On Fri, January 25, 2013 7:21 am, Fons Adriaensen wrote:
On Fri, Jan 25, 2013 at 06:44:31AM -0800, Len Ovens
wrote:
Our on air was 2" machines. 5 of them. A
very busy place during
commercial
breaks.
Know that :-) We had Ampexes on-air, and RCAs in the editing suites. Those
were really lovely machines. All moving parts were controlled by pneumatic
actuators, it was phssst, pfff, pssssst all the time while editing. Below
the actual tape deck there was something like a cubic meter of
electronics.
Our on air machines were ampex 1100s (I think) with germanium semis except
one 1200 which was a converted 1000 (tube to silicon). We had one inch
machines (ampex) for editing... and slow mo.

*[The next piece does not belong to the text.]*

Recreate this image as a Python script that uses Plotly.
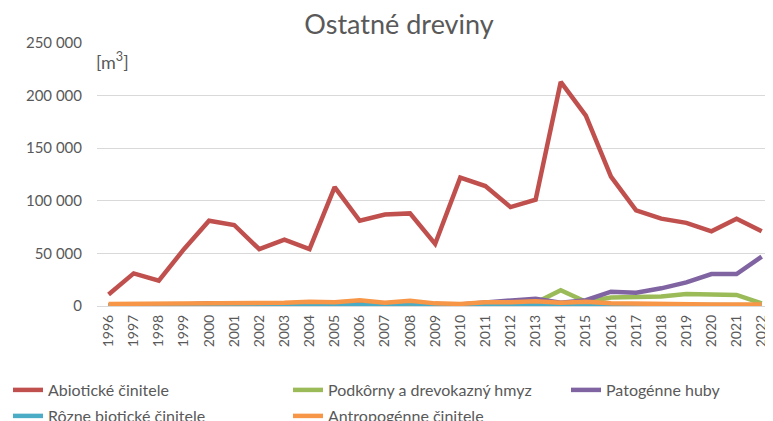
import plotly.graph_objects as go

years = [str(y) for y in range(1996, 2023)]
abioticke = [11000, 31000, 24000, 54000, 81000, 77000, 54000, 63000, 54000, 113000, 81000, 87000, 88000, 59000,
             122000, 114000, 94000, 101000, 213000, 181000, 123000, 91000, 83000, 79000, 71000, 83000, 71000]
podkorny = [500, 500, 800, 800, 1000, 1000, 800, 1000, 1000, 1000, 1500, 1000, 1500, 1000,
            1000, 1500, 2000, 3000, 15000, 4000, 8000, 8000, 9000, 11400, 11400, 10500, 2500]
patogenne = [800, 800, 1000, 1500, 2500, 2000, 1500, 2000, 2500, 2000, 3500, 2000, 3000, 1500,
             1500, 3500, 5000, 7000, 3000, 5500, 13600, 12700, 16800, 22500, 30400, 30400, 46900]
rozne = [300, 300, 500, 800, 500, 800, 800, 1000, 1500, 1500, 2000, 1000, 2500, 800,
         800, 1500, 1500, 2000, 1000, 2000, 1500, 1000, 500, 1000, 1000, 800, 800]
antropogenne = [2000, 2000, 2500, 3000, 2000, 3000, 2500, 3000, 4000, 3500, 5500, 3000, 5000, 2500,
                2000, 3500, 3500, 4500, 3000, 4000, 2500, 2000, 1500, 1500, 1500, 1500, 1500]

names = ["Abiotické činitele", "Podkôrny a drevokazný hmyz", "Patogénne huby",
         "Rôzne biotické činitele", "Antropogénne činitele"]
colors = ["#C0504D", "#9BBB59", "#8064A2", "#4BACC6", "#F79646"]
series = [abioticke, podkorny, patogenne, rozne, antropogenne]
legends = ["legend", "legend2", "legend3", "legend4", "legend5"]

FONT = "Lato"
W, H = 773, 421
OFF = 8  # page body offset

fig = go.Figure()
for n, c, s, lg in zip(names, colors, series, legends):
    fig.add_trace(go.Scatter(x=years, y=s, name=n, mode="lines",
                             line=dict(color=c, width=4.5), legend=lg))

leg_common = dict(orientation="h", xref="container", yref="container", xanchor="left", yanchor="middle",
                  itemwidth=30, font=dict(family=FONT, size=16, color="#595959"),
                  bgcolor="rgba(0,0,0,0)")
# legend item anchor positions in layout pixels (x left, row centre y)
leg_pos = [(0, 382), (280, 382), (558, 382), (0, 408), (280, 408)]
leg_layout = {}
for lg, (px, py) in zip(legends, leg_pos):
    leg_layout[lg] = dict(x=px / W, y=1 - py / H, **leg_common)

fig.update_layout(
    width=W, height=H,
    margin=dict(l=97 - OFF, r=OFF, t=43 - OFF, b=H - (306 - OFF), autoexpand=False),
    paper_bgcolor="white", plot_bgcolor="white",
    separators=", ",
    font=dict(family=FONT, color="#595959", size=15),
    title=dict(text="Ostatné dreviny", x=(399 - OFF) / W, xanchor="center", y=1 - (25 - OFF) / H,
               yanchor="middle", xref="container", yref="container",
               font=dict(family=FONT, size=27, color="#595959")),
    xaxis=dict(type="category", range=[-0.46, 26.45], tickangle=-90, showgrid=False,
               showline=False, ticks="", ticklabelstandoff=5, ticklabeloverflow="allow",
               tickfont=dict(size=14, color="#595959")),
    yaxis=dict(range=[0, 250000], tickvals=[0, 50000, 100000, 150000, 200000, 250000],
               tickformat=",d", showgrid=True, gridcolor="#D9D9D9", gridwidth=1.3,
               zeroline=True, zerolinecolor="#D9D9D9", zerolinewidth=1.3,
               ticklabelstandoff=14, tickfont=dict(size=15, color="#595959")),
    showlegend=True,
    **leg_layout,
)
fig.add_annotation(text="[m<sup>3</sup>]", xref="paper", yref="paper", x=0.0, y=0.932, xshift=-3,
                   xanchor="left", yanchor="middle", showarrow=False,
                   font=dict(family=FONT, size=18, color="#595959"))
fig.write_html("out.html")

For slow motion playback (mainly used for soccer)
there was an analog hard
disk recorder. The disk was around 40cm diameter and the whole thing was
packaged in a glass case, you could see the heads moving.
We learned about the slow mo disk recorders, but I think the only one in
town was owned by CBC. Never saw one.
Speaking of sync and digital audio transport...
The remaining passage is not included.